Ma soprattutto hanno sottovalutato la nostra fame, hanno creduto che fosse solo un insaziabile appetito di “roba” – conoscono solo quello – di consumi, di sicurezze mediocri – conoscono solo quelli. Non hanno capito che siamo di gran lunga meglio di loro, anche se anni di obnubilamento hanno prodotto estesi inquinamenti e terribili contagi, che molti di noi sono avidi si, ma non solo di pane. «La chiamano democrazia, ma non lo è», c’è scritto nei cartelli delle piazze spagnole, perché la degenerazione delle democrazie liberali in neoliberismo ha segnato la sospensione della politica, della partecipazione e della democrazia tout court. La rabbia scaturisce dalla perdita, ma non solo del benessere, bensì della cittadinanza – che significa anche accesso allo stato sociale, restituzione di quello che è stato dato negli anni sotto forma di servizi, previdenza, possibilità non elargita ma legittima e riconosciuta di avere voce, negoziare, “cambiare.

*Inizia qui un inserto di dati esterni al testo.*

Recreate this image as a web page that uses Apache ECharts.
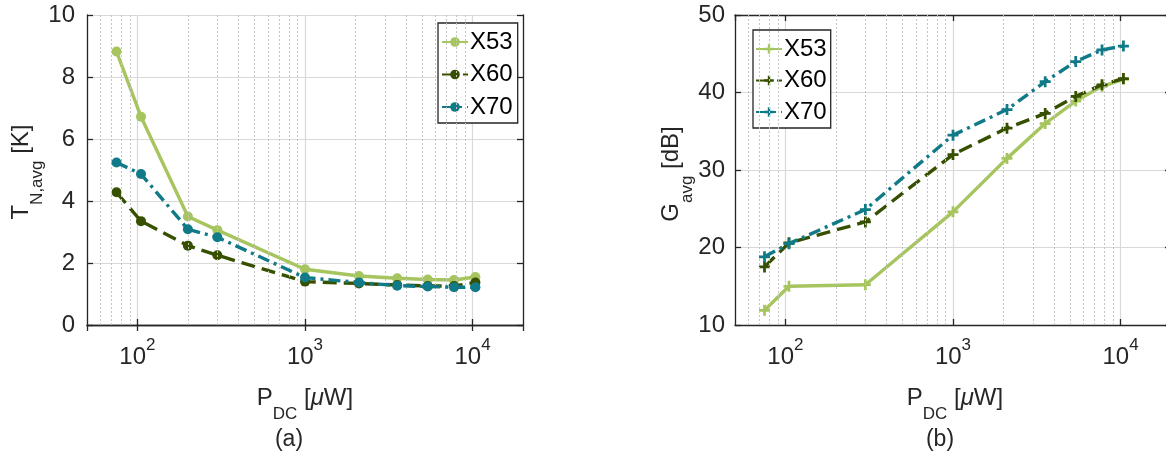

Si tutti i popoli lamentano e gridano per la perdita, dei nostri soldi, come dei diritti, delle garanzie, delle conquiste, delle certezze, del lavoro e della libertà, rubati dalla corruzione di parlamenti e governi, i padroni della crisi provocata per adesione ideologica e per diffuse connivenze politico-affaristiche in un coacervo di interessi, accumulazione, rapacità e avidità inestinguibile e suicida. La democrazia è un oggetto delicato: si capiva che se lo stato d’emergenza, di fronte al quale ci hanno fatto chinato il capo, si fosse trasformato nella regola, le fragili strutture della nostra rappresentanza sarebbe collassato per sempre. La profezia si è svelata e avverata. Si traccheggia sulle date di elezioni, largamente inutili se tutto è stato deciso, una riforma elettorale che non riforma nulla, anzi conferma con la manutenzione ordinaria lo status quo, capi di stato, banche centrali, economisti e politici di varie nazionalità e colore politico, concordano sull’inevitabilità se non la desiderabilità di Monti.
Ma tra noi sono sempre di più quelli che non si accontentano di una liturgia officiata per congelare e perpetuare il danno. Allora invece di tenere a casa i nostro ragazzini che non si facciano male coi lacrimogeni boomerang, sarà bene che scendiamo in pazza noi per difenderli come non abbiamo saputo fare con il loro futuro. Vedrete che l’inversione della paura avrà successo.